Source code of charts:

------

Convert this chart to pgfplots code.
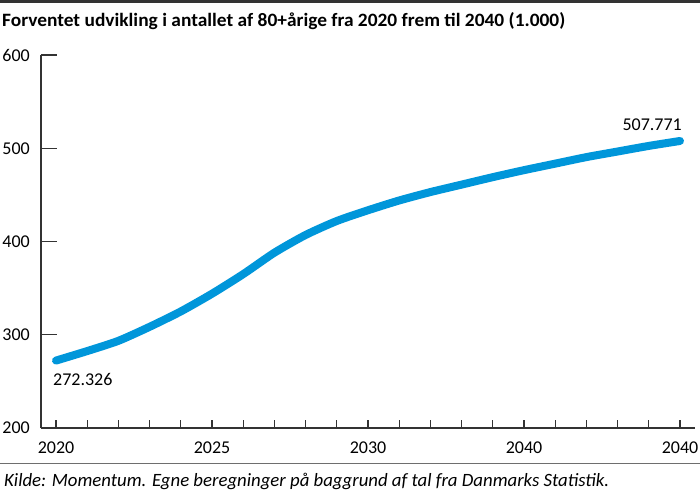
\documentclass[border=0pt]{standalone}
\usepackage{pgfplots}
\pgfplotsset{compat=1.18}
\usepackage{graphicx}
\usepackage{fontspec}
\setmainfont{Carlito}
\definecolor{lineblue}{RGB}{0,150,218}
\definecolor{axisgray}{RGB}{51,51,51}
\definecolor{rulegray}{RGB}{110,110,110}

\pgfplotsset{
  chartbox/.style={
    at={(41pt,64pt)}, anchor=south west,
    width=654pt, height=373pt, scale only axis,
    xmin=2019.519, xmax=2040.481,
    ymin=200, ymax=600,
    axis x line*=bottom, axis y line*=left,
    axis line style={axisgray, line width=1.3pt},
    tick align=inside,
    tick style={axisgray, line width=1.3pt},
    ticklabel style={font=\fontsize{18}{18}\selectfont, inner sep=0pt},
    yticklabel style={xshift=-11pt},
    xticklabel style={yshift=-13.5pt},
    /pgf/number format/assume math mode=true,
    clip=false,
  }
}

\begin{document}
\begin{tikzpicture}[x=1pt,y=1pt]
\useasboundingbox (0,0) rectangle (700,492);
% top rule and title
\fill[axisgray] (0,489.3) rectangle (700,492);
\node[anchor=base west, inner sep=0pt] at (2,465.5)
  {\resizebox{563pt}{14pt}{\bfseries Forventet udvikling i antallet af 80+årige fra 2020 frem til 2040 (1.000)}};

% y ticks (long)
\begin{axis}[chartbox,
    xtick=\empty,
    ytick={200,300,400,500,600},
    major tick length=16pt,
]
\end{axis}

% x ticks (short) and data
\begin{axis}[chartbox,
    xtick={2020,2021,...,2040},
    xticklabels={2020,,,,,2025,,,,,2030,,,,,2040,,,,,2040},
    ytick=\empty,
    major tick length=8pt,
]
\addplot[lineblue, line width=8pt, line cap=round, line join=round, smooth, tension=0.4]
  coordinates {
  (2020,272.3)(2021,282.5)(2022,293.5)(2023,308.5)(2024,325)
  (2025,344)(2026,365)(2027,388)(2028,407)(2029,422)
  (2030,433.5)(2031,444)(2032,453)(2033,461)(2034,469)
  (2035,476.5)(2036,483.5)(2037,490.5)(2038,496.5)(2039,502.5)
  (2040,507.8)
  };
\node[anchor=north west, inner sep=0pt, font=\fontsize{18}{18}\selectfont]
  at (axis cs:2020,272.3) [xshift=-3pt, yshift=-13pt] {272.326};
\node[anchor=base east, inner sep=0pt, font=\fontsize{18}{18}\selectfont]
  at (axis cs:2040,507.8) [xshift=2pt, yshift=10pt] {507.771};
\end{axis}

% bottom rule and source
\draw[rulegray, line width=1.2pt] (0,28.5) -- (700,28.5);
\node[anchor=base west, inner sep=0pt] at (4,5.5)
  {\resizebox{605pt}{!}{\itshape Kilde: Momentum. Egne beregninger på baggrund af tal fra Danmarks Statistik.}};
\end{tikzpicture}
\end{document}
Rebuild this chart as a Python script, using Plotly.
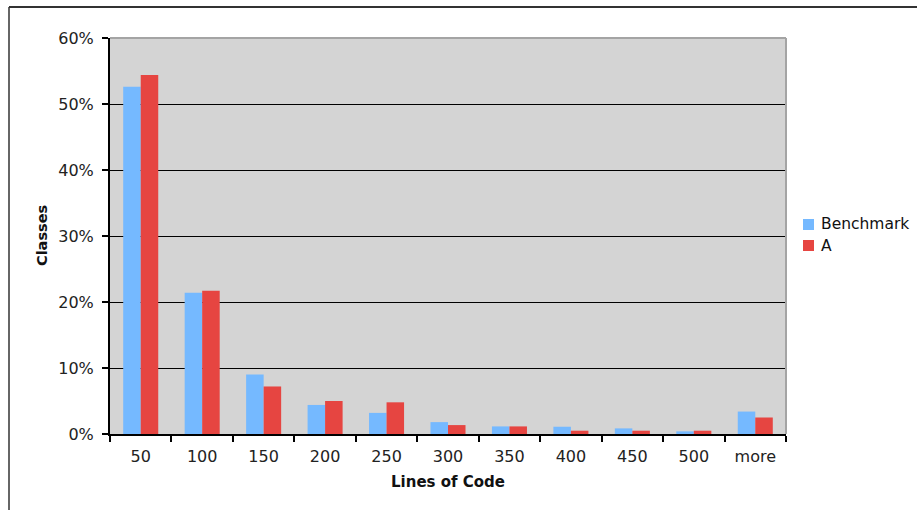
import plotly.graph_objects as go

# Share of classes per lines-of-code bucket
categories = ["50", "100", "150", "200", "250", "300", "350", "400", "450", "500", "more"]
benchmark = [0.526, 0.214, 0.090, 0.044, 0.032, 0.018, 0.0115, 0.011, 0.0085, 0.004, 0.034]
series_a = [0.544, 0.217, 0.072, 0.050, 0.048, 0.0135, 0.0115, 0.005, 0.005, 0.005, 0.025]
y_ticks = [0, 0.1, 0.2, 0.3, 0.4, 0.5, 0.6]
series_names = ["Benchmark", "A"]

BLUE = "#75B9FF"
RED = "#E64541"
FONT = "DejaVu Sans"

# plot area geometry (pixels)
L, R, T, B = 110, 131, 38, 76
W, H = 917, 510
PW, PH = W - L - R, H - T - B


def px(x):
    return (x - L) / PW


def py(y):
    return (H - B - y) / PH


fig = go.Figure()
fig.add_trace(go.Bar(x=categories, y=benchmark, name=series_names[0],
                     marker=dict(color=BLUE, line=dict(width=0))))
fig.add_trace(go.Bar(x=categories, y=series_a, name=series_names[1],
                     marker=dict(color=RED, line=dict(width=0))))

shapes = [
    # gray frame along the top and right of the plot area
    dict(type="line", xref="paper", yref="paper", x0=0, x1=1, y0=1, y1=1,
         line=dict(color="#A4A4A4", width=2), layer="above"),
    dict(type="line", xref="paper", yref="paper", x0=1, x1=1, y0=0, y1=1,
         line=dict(color="#A4A4A4", width=2), layer="above"),
    # outer frame lines
    dict(type="line", xref="paper", yref="paper", x0=px(9), x1=px(920), y0=py(7), y1=py(7),
         line=dict(color="#333333", width=2)),
    dict(type="line", xref="paper", yref="paper", x0=px(9), x1=px(9), y0=py(7), y1=py(512),
         line=dict(color="#333333", width=1.5)),
]

annotations = [
    dict(text="<b>Lines of Code</b>", xref="paper", yref="paper", x=px(448), y=py(482),
         xanchor="center", yanchor="middle", showarrow=False,
         font=dict(family=FONT, size=15, color="#111111")),
    dict(text="<b>Classes</b>", xref="paper", yref="paper", x=px(42), y=py(236),
         xanchor="center", yanchor="middle", showarrow=False, textangle=-90,
         font=dict(family=FONT, size=14.5, color="#111111")),
]

# legend keys and labels
for name, color, yc in zip(series_names, [BLUE, RED], [224.5, 245.5]):
    shapes.append(dict(type="rect", xref="paper", yref="paper",
                       x0=px(803), x1=px(814), y0=py(yc + 5.5), y1=py(yc - 5.5),
                       fillcolor=color, line=dict(width=0)))
    annotations.append(dict(text=name, xref="paper", yref="paper", x=px(819), y=py(yc),
                            xanchor="left", yanchor="middle", showarrow=False,
                            font=dict(family=FONT, size=15.5, color="#111111")))

fig.update_layout(
    width=W, height=H,
    margin=dict(l=L, r=R, t=T, b=B, autoexpand=False),
    paper_bgcolor="white",
    plot_bgcolor="#D4D4D4",
    barmode="group",
    bargap=0.43,
    bargroupgap=0,
    font=dict(family=FONT, size=16, color="#222222"),
    showlegend=False,
    xaxis=dict(
        type="category",
        showline=True, linecolor="black", linewidth=2,
        ticks="outside", tickson="boundaries", ticklen=6, tickcolor="black", tickwidth=2,
        ticklabelstandoff=7,
        showgrid=False,
        tickfont=dict(family=FONT, size=16, color="#222222"),
    ),
    yaxis=dict(
        range=[0, 0.6],
        tickvals=y_ticks,
        tickformat=".0%",
        showline=True, linecolor="black", linewidth=2,
        ticks="outside", ticklen=6, tickcolor="black", tickwidth=2,
        ticklabelstandoff=5,
        showgrid=True, gridcolor="black", gridwidth=1.2,
        zeroline=False,
        tickfont=dict(family=FONT, size=16, color="#222222"),
    ),
    shapes=shapes,
    annotations=annotations,
)

fig.write_html("out.html")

------

## What the exercise asks:
Omit the images and transcribe all of the records above word for word.

## Solution below:
Convert this chart to pgfplots code.
\documentclass[border=0pt]{standalone}
\usepackage{pgfplots}
\pgfplotsset{compat=1.18}
\usepackage{graphicx}
\usepackage{fontspec}
\setmainfont{Carlito}
\definecolor{lineblue}{RGB}{0,150,218}
\definecolor{axisgray}{RGB}{51,51,51}
\definecolor{rulegray}{RGB}{110,110,110}

\pgfplotsset{
  chartbox/.style={
    at={(41pt,64pt)}, anchor=south west,
    width=654pt, height=373pt, scale only axis,
    xmin=2019.519, xmax=2040.481,
    ymin=200, ymax=600,
    axis x line*=bottom, axis y line*=left,
    axis line style={axisgray, line width=1.3pt},
    tick align=inside,
    tick style={axisgray, line width=1.3pt},
    ticklabel style={font=\fontsize{18}{18}\selectfont, inner sep=0pt},
    yticklabel style={xshift=-11pt},
    xticklabel style={yshift=-13.5pt},
    /pgf/number format/assume math mode=true,
    clip=false,
  }
}

\begin{document}
\begin{tikzpicture}[x=1pt,y=1pt]
\useasboundingbox (0,0) rectangle (700,492);
% top rule and title
\fill[axisgray] (0,489.3) rectangle (700,492);
\node[anchor=base west, inner sep=0pt] at (2,465.5)
  {\resizebox{563pt}{14pt}{\bfseries Forventet udvikling i antallet af 80+årige fra 2020 frem til 2040 (1.000)}};

% y ticks (long)
\begin{axis}[chartbox,
    xtick=\empty,
    ytick={200,300,400,500,600},
    major tick length=16pt,
]
\end{axis}

% x ticks (short) and data
\begin{axis}[chartbox,
    xtick={2020,2021,...,2040},
    xticklabels={2020,,,,,2025,,,,,2030,,,,,2040,,,,,2040},
    ytick=\empty,
    major tick length=8pt,
]
\addplot[lineblue, line width=8pt, line cap=round, line join=round, smooth, tension=0.4]
  coordinates {
  (2020,272.3)(2021,282.5)(2022,293.5)(2023,308.5)(2024,325)
  (2025,344)(2026,365)(2027,388)(2028,407)(2029,422)
  (2030,433.5)(2031,444)(2032,453)(2033,461)(2034,469)
  (2035,476.5)(2036,483.5)(2037,490.5)(2038,496.5)(2039,502.5)
  (2040,507.8)
  };
\node[anchor=north west, inner sep=0pt, font=\fontsize{18}{18}\selectfont]
  at (axis cs:2020,272.3) [xshift=-3pt, yshift=-13pt] {272.326};
\node[anchor=base east, inner sep=0pt, font=\fontsize{18}{18}\selectfont]
  at (axis cs:2040,507.8) [xshift=2pt, yshift=10pt] {507.771};
\end{axis}

% bottom rule and source
\draw[rulegray, line width=1.2pt] (0,28.5) -- (700,28.5);
\node[anchor=base west, inner sep=0pt] at (4,5.5)
  {\resizebox{605pt}{!}{\itshape Kilde: Momentum. Egne beregninger på baggrund af tal fra Danmarks Statistik.}};
\end{tikzpicture}
\end{document}
Rebuild this chart as a Python script, using Plotly.
import plotly.graph_objects as go

# Share of classes per lines-of-code bucket
categories = ["50", "100", "150", "200", "250", "300", "350", "400", "450", "500", "more"]
benchmark = [0.526, 0.214, 0.090, 0.044, 0.032, 0.018, 0.0115, 0.011, 0.0085, 0.004, 0.034]
series_a = [0.544, 0.217, 0.072, 0.050, 0.048, 0.0135, 0.0115, 0.005, 0.005, 0.005, 0.025]
y_ticks = [0, 0.1, 0.2, 0.3, 0.4, 0.5, 0.6]
series_names = ["Benchmark", "A"]

BLUE = "#75B9FF"
RED = "#E64541"
FONT = "DejaVu Sans"

# plot area geometry (pixels)
L, R, T, B = 110, 131, 38, 76
W, H = 917, 510
PW, PH = W - L - R, H - T - B


def px(x):
    return (x - L) / PW


def py(y):
    return (H - B - y) / PH


fig = go.Figure()
fig.add_trace(go.Bar(x=categories, y=benchmark, name=series_names[0],
                     marker=dict(color=BLUE, line=dict(width=0))))
fig.add_trace(go.Bar(x=categories, y=series_a, name=series_names[1],
                     marker=dict(color=RED, line=dict(width=0))))

shapes = [
    # gray frame along the top and right of the plot area
    dict(type="line", xref="paper", yref="paper", x0=0, x1=1, y0=1, y1=1,
         line=dict(color="#A4A4A4", width=2), layer="above"),
    dict(type="line", xref="paper", yref="paper", x0=1, x1=1, y0=0, y1=1,
         line=dict(color="#A4A4A4", width=2), layer="above"),
    # outer frame lines
    dict(type="line", xref="paper", yref="paper", x0=px(9), x1=px(920), y0=py(7), y1=py(7),
         line=dict(color="#333333", width=2)),
    dict(type="line", xref="paper", yref="paper", x0=px(9), x1=px(9), y0=py(7), y1=py(512),
         line=dict(color="#333333", width=1.5)),
]

annotations = [
    dict(text="<b>Lines of Code</b>", xref="paper", yref="paper", x=px(448), y=py(482),
         xanchor="center", yanchor="middle", showarrow=False,
         font=dict(family=FONT, size=15, color="#111111")),
    dict(text="<b>Classes</b>", xref="paper", yref="paper", x=px(42), y=py(236),
         xanchor="center", yanchor="middle", showarrow=False, textangle=-90,
         font=dict(family=FONT, size=14.5, color="#111111")),
]

# legend keys and labels
for name, color, yc in zip(series_names, [BLUE, RED], [224.5, 245.5]):
    shapes.append(dict(type="rect", xref="paper", yref="paper",
                       x0=px(803), x1=px(814), y0=py(yc + 5.5), y1=py(yc - 5.5),
                       fillcolor=color, line=dict(width=0)))
    annotations.append(dict(text=name, xref="paper", yref="paper", x=px(819), y=py(yc),
                            xanchor="left", yanchor="middle", showarrow=False,
                            font=dict(family=FONT, size=15.5, color="#111111")))

fig.update_layout(
    width=W, height=H,
    margin=dict(l=L, r=R, t=T, b=B, autoexpand=False),
    paper_bgcolor="white",
    plot_bgcolor="#D4D4D4",
    barmode="group",
    bargap=0.43,
    bargroupgap=0,
    font=dict(family=FONT, size=16, color="#222222"),
    showlegend=False,
    xaxis=dict(
        type="category",
        showline=True, linecolor="black", linewidth=2,
        ticks="outside", tickson="boundaries", ticklen=6, tickcolor="black", tickwidth=2,
        ticklabelstandoff=7,
        showgrid=False,
        tickfont=dict(family=FONT, size=16, color="#222222"),
    ),
    yaxis=dict(
        range=[0, 0.6],
        tickvals=y_ticks,
        tickformat=".0%",
        showline=True, linecolor="black", linewidth=2,
        ticks="outside", ticklen=6, tickcolor="black", tickwidth=2,
        ticklabelstandoff=5,
        showgrid=True, gridcolor="black", gridwidth=1.2,
        zeroline=False,
        tickfont=dict(family=FONT, size=16, color="#222222"),
    ),
    shapes=shapes,
    annotations=annotations,
)

fig.write_html("out.html")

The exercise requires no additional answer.